** BEGIN MATERIAL PROVIDED **

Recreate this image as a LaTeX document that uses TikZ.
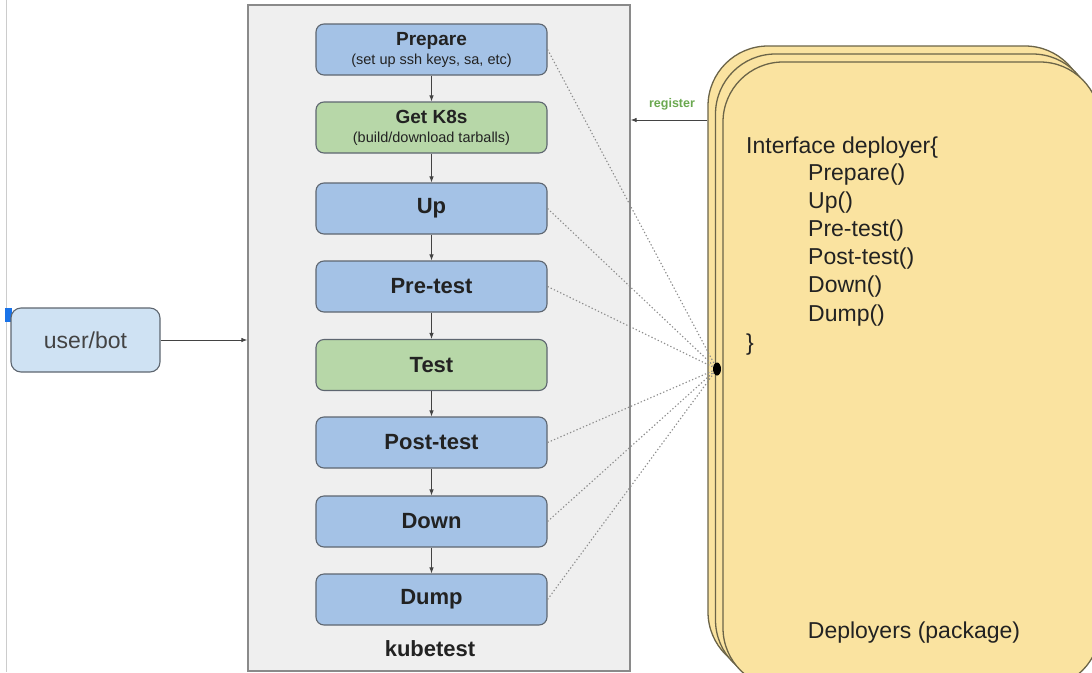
\documentclass[tikz,border=0pt]{standalone}
\usepackage{fontspec}
\setmainfont{Liberation Sans}
\usetikzlibrary{arrows.meta,shapes.geometric}
\definecolor{stepblue}{HTML}{A4C2E6}
\definecolor{stepgreen}{HTML}{B7D7A8}
\definecolor{userblue}{HTML}{CFE2F3}
\definecolor{boxline}{HTML}{5E6670}
\definecolor{contfill}{HTML}{EFEFEF}
\definecolor{contline}{HTML}{8A8A8A}
\definecolor{depfill}{HTML}{FAE3A0}
\definecolor{depline}{HTML}{6B6448}
\definecolor{textdark}{HTML}{222222}
\definecolor{regreen}{HTML}{6AA84F}
\definecolor{markblue}{HTML}{1A73E8}
\begin{document}
\begin{tikzpicture}[x=1pt,y=-1pt,
  stepbox/.style={draw=boxline, line width=1.1pt, rounded corners=8pt, minimum width=231pt, minimum height=51pt, fill=stepblue, align=center, text=textdark, font=\fontsize{22}{24}\selectfont\bfseries, inner sep=0pt},
  greenbox/.style={stepbox, fill=stepgreen},
  flow/.style={draw=textdark!85, line width=0.9pt, -{Latex[length=6pt,width=4.5pt]}},
  depbox/.style={draw=depline, line width=1.3pt, fill=depfill, rounded corners=60pt, minimum width=377pt, minimum height=626pt, inner sep=0pt},
  deptext/.style={anchor=base west, text=textdark, font=\fontsize{23}{26}\selectfont, inner sep=0pt},
  dots/.style={draw=black!45, line width=1.1pt, dash pattern=on 1.3pt off 2.2pt}
]
\useasboundingbox (0,0) rectangle (1092,672);
% left guide line and marker
\draw[draw=black!20, line width=1.2pt] (6.5,0) -- (6.5,672);
\fill[markblue] (5,308) rectangle (12,322);

% container
\node[draw=contline, line width=1.2pt, fill=contfill, minimum width=382pt, minimum height=666pt, inner sep=0pt] (kube) at (439,338) {};
\node[font=\fontsize{22}{24}\selectfont\bfseries, text=textdark] (kubelabel) at (430,649) {kubetest};

% user/bot
\node[draw=boxline, line width=1.1pt, fill=userblue, rounded corners=10pt, minimum width=149pt, minimum height=64pt, font=\fontsize{23}{26}\selectfont, text=textdark!85] (user) at (85.5,340) {user/bot};
\draw[flow] (user.east) -- (kube.west |- user.east);

% steps
\node[stepbox] (prep) at (431.5,49.5) {\fontsize{19}{20}\selectfont Prepare\\[-5pt]{\fontsize{14.5}{16}\selectfont\mdseries (set up ssh keys, sa, etc)}};
\node[greenbox] (getk) at (431.5,127.5) {\fontsize{19}{20}\selectfont Get K8s\\[-5pt]{\fontsize{14.5}{16}\selectfont\mdseries (build/download tarballs)}};
\node[stepbox] (up) at (431.5,208.5) {Up};
\node[stepbox] (pre) at (431.5,286.5) {Pre-test};
\node[greenbox] (test) at (431.5,365) {Test};
\node[stepbox] (post) at (431.5,442.5) {Post-test};
\node[stepbox] (down) at (431.5,521.5) {Down};
\node[stepbox] (dump) at (431.5,599.5) {Dump};
\draw[flow] (prep) -- (getk);
\draw[flow] (getk) -- (up);
\draw[flow] (up) -- (pre);
\draw[flow] (pre) -- (test);
\draw[flow] (test) -- (post);
\draw[flow] (post) -- (down);
\draw[flow] (down) -- (dump);

% deployers stack
\begin{scope}
\clip (0,0) rectangle (1092,672);
\node[depbox] (depback) at (896.5,359) {};
\node[depbox] (depmid) at (904,367) {};
\node[depbox] (depfront) at (911.5,375) {};
\end{scope}

\node[deptext] (if0) at (746,153) {Interface deployer\{};
\node[deptext] (if1) at (808,180.5) {Prepare()};
\node[deptext] (if2) at (808,208.5) {Up()};
\node[deptext] (if3) at (808,236.5) {Pre-test()};
\node[deptext] (if4) at (808,264.5) {Post-test()};
\node[deptext] (if5) at (808,292.5) {Down()};
\node[deptext] (if6) at (808,321) {Dump()};
\node[deptext] (if7) at (746,350) {\}};
\node[text=textdark, font=\fontsize{23}{26}\selectfont] (deplabel) at (914,633) {Deployers (package)};

% register arrow
\coordinate (regy) at (0,120);
\draw[flow] (depback.west |- regy) -- (kube.east |- regy);
\node[text=regreen, font=\fontsize{12.5}{14}\selectfont\bfseries] (reglabel) at (672,104) {register};

% hub and dotted links
\node[fill=black, ellipse, minimum width=8pt, minimum height=13pt, inner sep=0pt] (hub) at (717,369) {};
\foreach \n in {prep,up,pre,post,down,dump}
  \draw[dots] (\n.east) -- (hub);
\end{tikzpicture}
\end{document}
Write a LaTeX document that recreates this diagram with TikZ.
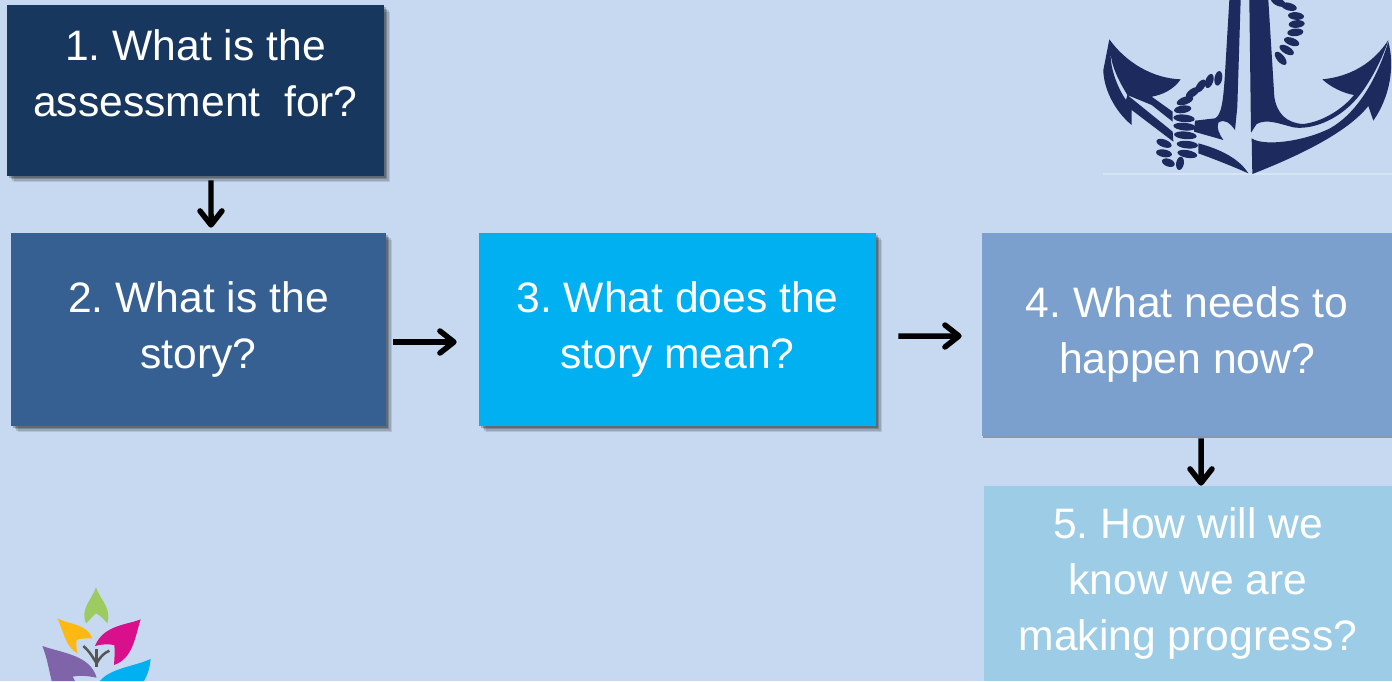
\documentclass[tikz,border=0pt]{standalone}
\usepackage{fontspec}
\setmainfont{Liberation Sans}
\usetikzlibrary{arrows.meta}
\usetikzlibrary{shadows}
\definecolor{pagebg}{HTML}{C6D9F1}
\definecolor{stepone}{HTML}{17375E}
\definecolor{steptwo}{HTML}{376092}
\definecolor{stepthree}{HTML}{00B0F0}
\definecolor{stepfour}{HTML}{7BA0CD}
\definecolor{stepfive}{HTML}{9DCDE6}
\definecolor{anchorblue}{HTML}{1C2A5E}
\definecolor{leafgreen}{HTML}{9DCB5F}
\definecolor{leafyellow}{HTML}{FDB913}
\definecolor{leafpink}{HTML}{DA0F8B}
\definecolor{leafpurple}{HTML}{8064A9}
\definecolor{sprig}{HTML}{555555}
\tikzset{
    stepbox/.style={
        draw=none,
        inner sep=0pt,
        align=center,
        text=white,
        font=\frenchspacing\fontsize{24.25}{31.9}\selectfont},
    softshadow/.style={
        drop shadow={shadow xshift=.13cm,shadow yshift=-.13cm,opacity=.10,fill=black},
        drop shadow={shadow xshift=.10cm,shadow yshift=-.10cm,opacity=.14,fill=black},
        drop shadow={shadow xshift=.07cm,shadow yshift=-.07cm,opacity=.18,fill=black},
        drop shadow={shadow xshift=.04cm,shadow yshift=-.04cm,opacity=.22,fill=black}},
    flow/.style={
        draw,
        line width=.11cm,
        -{Straight Barb[length=.28cm,width=.44cm,line width=.11cm,round]}},
    rope/.style={
        fill=anchorblue}}

\begin{document}
\begin{tikzpicture}[x=.02cm,y=-.02cm]
    \fill[pagebg] (0,0) rectangle (1392,681);
    \useasboundingbox (0,0) rectangle (1392,681);

    \node[stepbox,softshadow,fill=stepone,minimum width=7.54cm,minimum height=3.42cm] (b1) at (195.5,90.5) {1. What is the\\assessment~~for?\\[-12.5pt]};
    \node[stepbox,softshadow,fill=steptwo,minimum width=7.5cm,minimum height=3.86cm] (b2) at (198.5,329.5) {2. What is the\\story?};
    \node[stepbox,softshadow,fill=stepthree,minimum width=7.94cm,minimum height=3.86cm] (b3) at (677.5,329.5) {3. What does the\\story mean?};
    \node[stepbox,drop shadow={shadow xshift=.02cm,shadow yshift=-.05cm,opacity=.3,fill=black},fill=stepfour,minimum width=8.2cm,minimum height=4.06cm] (b4) at (1187,334.5) {4. What needs to\\happen now?};
    \node[stepbox,fill=stepfive,minimum width=8.16cm,minimum height=3.9cm] (b5) at (1188,583.5) {5. How will we\\know we are\\making progress?};

    \draw[flow,shorten <=.08cm,shorten >=.10cm] ([xshift=.31cm]b1.south) -- ([xshift=.25cm]b2.north);
    \draw[flow,shorten <=.14cm,shorten >=.44cm] ([yshift=-.25cm]b2.east) -- ([yshift=-.25cm]b3.west);
    \draw[flow,shorten <=.44cm,shorten >=.40cm] ([yshift=-.13cm]b3.east) -- ([yshift=-.03cm]b4.west);
    \draw[flow,shorten <=.04cm] ([xshift=.28cm]b4.south) -- ([xshift=.26cm]b5.north);

    % anchor
    \begin{scope}[shift={(1090,0)},x=.02cm/3,y=-.02cm/3]
        \draw[pagebg!70!white,line width=.03cm] (40,522) -- (906,522);
        \fill[anchorblue] (418,0) -- (452,0) -- (442,320) -- (435,390) .. controls (420,370) and (405,355) .. (385,368) .. controls (378,385) and (390,405) .. (400,420) -- (312,395) -- (315,362) -- (375,355) .. controls (395,345) and (400,300) .. (405,220) -- cycle;
        \fill[anchorblue] (478,0) -- (535,0) -- (553,290) .. controls (560,340) and (590,370) .. (640,372) .. controls (700,365) and (760,325) .. (792,285) .. controls (760,280) and (720,260) .. (697,238) .. controls (780,230) and (850,190) .. (895,120) .. controls (880,170) and (840,250) .. (800,296) .. controls (740,365) and (660,390) .. (610,382) .. controls (570,372) and (530,355) .. (500,372) -- (483,398) -- cycle;
        \fill[anchorblue] (895,125) .. controls (915,200) and (900,290) .. (850,362) -- (835,318) .. controls (770,400) and (620,470) .. (487,522) -- (485,415) .. controls (520,440) and (640,425) .. (720,385) .. controls (800,340) and (860,240) .. (895,125) -- cycle;
        \fill[anchorblue] (58,118) .. controls (110,190) and (190,235) .. (272,238) .. controls (250,270) and (215,285) .. (185,290) -- (248,335) -- (248,365) -- (185,315) -- (112,285) .. controls (85,240) and (65,200) .. (62,160) .. controls (60,200) and (80,260) .. (108,300) -- (112,285) -- (248,395) -- (250,425) -- (125,330) -- (125,375) .. controls (70,330) and (40,260) .. (40,210) -- cycle;
        \fill[anchorblue] (325,430) .. controls (400,450) and (450,480) .. (475,520) .. controls (430,500) and (380,480) .. (325,460) -- cycle;
        \foreach \px/\py/\pa/\rlen in {565/6/-25/24,597/20/-15/24,618/48/-5/24,620/72/5/24,616/97/5/24,605/125/-20/24,590/150/-30/24,572/175/-50/24,385/235/80/22,358/243/70/22,332/258/55/22,308/278/35/24,285/302/20/26,278/328/8/26,282/355/-5/32,284/380/-5/34,286/406/-5/34,292/434/-5/32,292/462/-10/30,270/490/80/20,235/488/-20/20,222/460/-10/24,222/430/-20/24}
            \fill[rope,rotate around={\pa:(\px,\py)}] (\px,\py) ellipse [x radius=\rlen,y radius=11.5];
    \end{scope}

    % flower
    \begin{scope}[shift={(20,570)},x=.02cm/3,y=-.02cm/3]
        \fill[leafgreen] (228,52) .. controls (240,90) and (275,110) .. (262,160) .. controls (250,145) and (238,135) .. (228,130) .. controls (220,135) and (210,150) .. (198,160) .. controls (180,115) and (215,90) .. (228,52) -- cycle;
        \fill[leafyellow] (112,145) .. controls (150,165) and (200,160) .. (217,205) .. controls (200,205) and (180,205) .. (170,210) .. controls (168,225) and (170,240) .. (172,250) .. controls (135,230) and (130,180) .. (112,145) -- cycle;
        \fill[leafpink] (362,148) .. controls (320,165) and (250,165) .. (225,228) .. controls (245,222) and (265,222) .. (283,225) .. controls (285,250) and (283,270) .. (282,285) .. controls (340,265) and (345,200) .. (362,148) -- cycle;
        \fill[leafpurple] (67,228) .. controls (130,250) and (210,255) .. (230,323) .. controls (205,318) and (180,315) .. (158,320) -- (165,333) -- (95,333) .. controls (85,290) and (80,260) .. (67,228) -- cycle;
        \fill[stepthree] (392,267) .. controls (340,290) and (270,295) .. (240,333) -- (372,333) .. controls (385,310) and (390,290) .. (392,267) -- cycle;
        \draw[sprig,line width=.07cm] (230,238) -- (230,290);
        \draw[sprig,line width=.05cm] (190,228) .. controls (210,245) and (220,265) .. (230,280) .. controls (240,262) and (250,250) .. (268,242);
    \end{scope}
\end{tikzpicture}
\end{document}
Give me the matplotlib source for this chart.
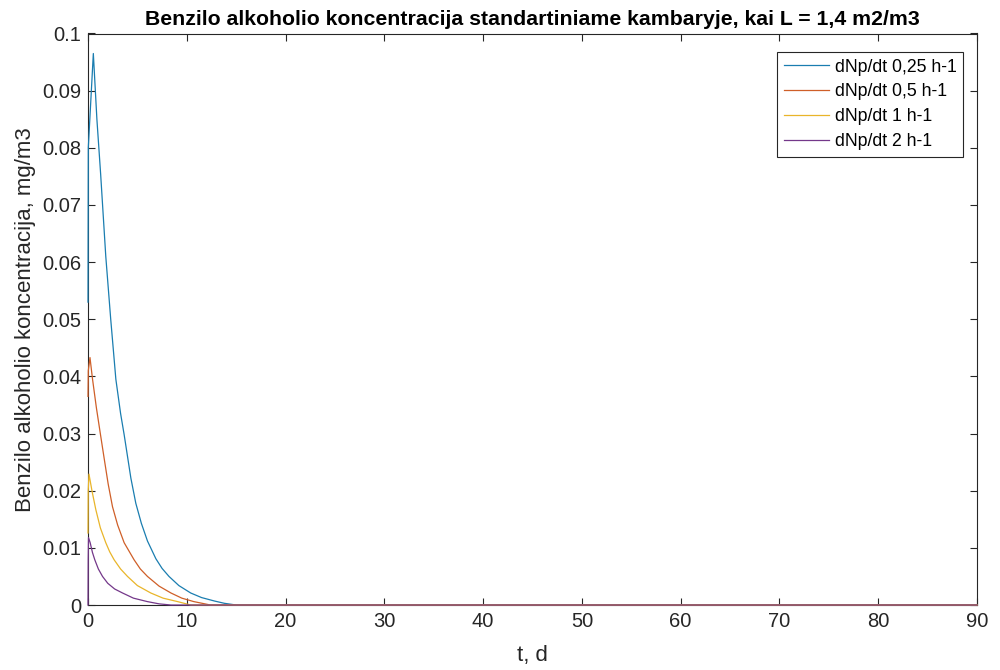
import numpy as np
import matplotlib.pyplot as plt

plt.rcParams['font.family'] = ['Liberation Sans', 'DejaVu Sans']

# t in days, concentration in mg/m3
t_025 = [0, 0.03, 0.54, 0.9, 1.28, 1.8, 2.3, 2.82, 3.3, 3.66, 4.34, 4.84, 5.4, 6.02, 6.87, 7.5, 8.2,
         9.2, 10.4, 11.5, 12.8, 13.8, 15.0, 90]
c_025 = [0.053, 0.080, 0.0965, 0.085, 0.0754, 0.061, 0.050, 0.0395, 0.0335, 0.0298, 0.0222, 0.0178,
         0.0143, 0.0112, 0.0081, 0.0064, 0.0050, 0.0034, 0.0021, 0.0013, 0.0007, 0.0003, 0.0, 0.0]

t_05 = [0, 0.03, 0.2, 0.46, 0.85, 1.23, 1.65, 2.04, 2.48, 3.0, 3.66, 4.67, 5.3, 6.02, 7.2, 8.4, 9.5,
        10.7, 12.4, 90]
c_05 = [0.0365, 0.041, 0.0433, 0.0395, 0.0345, 0.0302, 0.0255, 0.0212, 0.0172, 0.0140, 0.0109, 0.0079,
        0.0063, 0.0050, 0.0033, 0.0021, 0.0012, 0.0006, 0.0, 0.0]

t_1 = [0, 0.02, 0.1, 0.4, 0.79, 1.25, 1.8, 2.2, 2.65, 3.3, 4.0, 5.0, 6.36, 7.6, 9.06, 10.4, 90]
c_1 = [0.0126, 0.020, 0.0229, 0.0200, 0.0167, 0.0135, 0.0109, 0.0093, 0.0079, 0.0063, 0.0050, 0.0034,
       0.0021, 0.0012, 0.0006, 0.0, 0.0]

t_2 = [0, 0.02, 0.05, 0.22, 0.45, 0.69, 1.05, 1.47, 2.0, 2.7, 3.5, 4.6, 6.0, 7.2, 8.4, 90]
c_2 = [0.0, 0.008, 0.0118, 0.0109, 0.0092, 0.0079, 0.0063, 0.0050, 0.0038, 0.0028, 0.0021, 0.0012,
       0.0006, 0.0002, 0.0, 0.0]

labels = ['dNp/dt 0,25 h-1', 'dNp/dt 0,5 h-1', 'dNp/dt 1 h-1', 'dNp/dt 2 h-1']
colors = ['#1a7db0', '#cf5f28', '#e9b52a', '#74388a']

fig = plt.figure(figsize=(10, 6.7), dpi=100)
ax = fig.add_axes([0.088, 0.097, 0.889, 0.853])

series = [(t_025, c_025), (t_05, c_05), (t_1, c_1), (t_2, c_2)]
for (t, c), lab, col in zip(series, labels, colors):
    ax.plot(t, c, color=col, lw=0.9, label=lab, clip_on=False, zorder=3)

ax.set_xlim(0, 90)
ax.set_ylim(0, 0.1)
ax.set_xticks(np.arange(0, 91, 10))
ax.set_yticks(np.arange(0, 0.101, 0.01))
ax.set_yticklabels(['0', '0.01', '0.02', '0.03', '0.04', '0.05', '0.06', '0.07', '0.08', '0.09', '0.1'])

axis_col = '#262626'
for s in ax.spines.values():
    s.set_color(axis_col)
    s.set_linewidth(0.8)
ax.tick_params(direction='in', top=True, right=True, length=5, width=0.8,
               color=axis_col, labelcolor=axis_col, labelsize=14.5, pad=5)

ax.set_xlabel('t, d', fontsize=16, color=axis_col, labelpad=10)
ax.set_ylabel('Benzilo alkoholio koncentracija, mg/m3', fontsize=16, color=axis_col, labelpad=4)
ax.set_title('Benzilo alkoholio koncentracija standartiniame kambaryje, kai L = 1,4 m2/m3',
             fontsize=15.3, fontweight='bold', color='black', pad=6)

leg = ax.legend(loc='upper right', bbox_to_anchor=(0.984, 0.967), borderaxespad=0,
                fontsize=12.7, frameon=True, fancybox=False, framealpha=1,
                handlelength=2.6, handletextpad=0.3, labelspacing=0.45, borderpad=0.35)
leg.get_frame().set_edgecolor(axis_col)
leg.get_frame().set_linewidth(0.8)

fig.savefig('out.png', dpi=100)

** END MATERIAL PROVIDED **

REQUEST: Pictures excluded, repeat exactly the lines from the top of the material through the line with "text=textdark] (kubelabel) at", including both of those lines.

RESPONSE TO THE TASK:
Recreate this image as a LaTeX document that uses TikZ.
\documentclass[tikz,border=0pt]{standalone}
\usepackage{fontspec}
\setmainfont{Liberation Sans}
\usetikzlibrary{arrows.meta,shapes.geometric}
\definecolor{stepblue}{HTML}{A4C2E6}
\definecolor{stepgreen}{HTML}{B7D7A8}
\definecolor{userblue}{HTML}{CFE2F3}
\definecolor{boxline}{HTML}{5E6670}
\definecolor{contfill}{HTML}{EFEFEF}
\definecolor{contline}{HTML}{8A8A8A}
\definecolor{depfill}{HTML}{FAE3A0}
\definecolor{depline}{HTML}{6B6448}
\definecolor{textdark}{HTML}{222222}
\definecolor{regreen}{HTML}{6AA84F}
\definecolor{markblue}{HTML}{1A73E8}
\begin{document}
\begin{tikzpicture}[x=1pt,y=-1pt,
  stepbox/.style={draw=boxline, line width=1.1pt, rounded corners=8pt, minimum width=231pt, minimum height=51pt, fill=stepblue, align=center, text=textdark, font=\fontsize{22}{24}\selectfont\bfseries, inner sep=0pt},
  greenbox/.style={stepbox, fill=stepgreen},
  flow/.style={draw=textdark!85, line width=0.9pt, -{Latex[length=6pt,width=4.5pt]}},
  depbox/.style={draw=depline, line width=1.3pt, fill=depfill, rounded corners=60pt, minimum width=377pt, minimum height=626pt, inner sep=0pt},
  deptext/.style={anchor=base west, text=textdark, font=\fontsize{23}{26}\selectfont, inner sep=0pt},
  dots/.style={draw=black!45, line width=1.1pt, dash pattern=on 1.3pt off 2.2pt}
]
\useasboundingbox (0,0) rectangle (1092,672);
% left guide line and marker
\draw[draw=black!20, line width=1.2pt] (6.5,0) -- (6.5,672);
\fill[markblue] (5,308) rectangle (12,322);

% container
\node[draw=contline, line width=1.2pt, fill=contfill, minimum width=382pt, minimum height=666pt, inner sep=0pt] (kube) at (439,338) {};
\node[font=\fontsize{22}{24}\selectfont\bfseries, text=textdark] (kubelabel) at (430,649) {kubetest};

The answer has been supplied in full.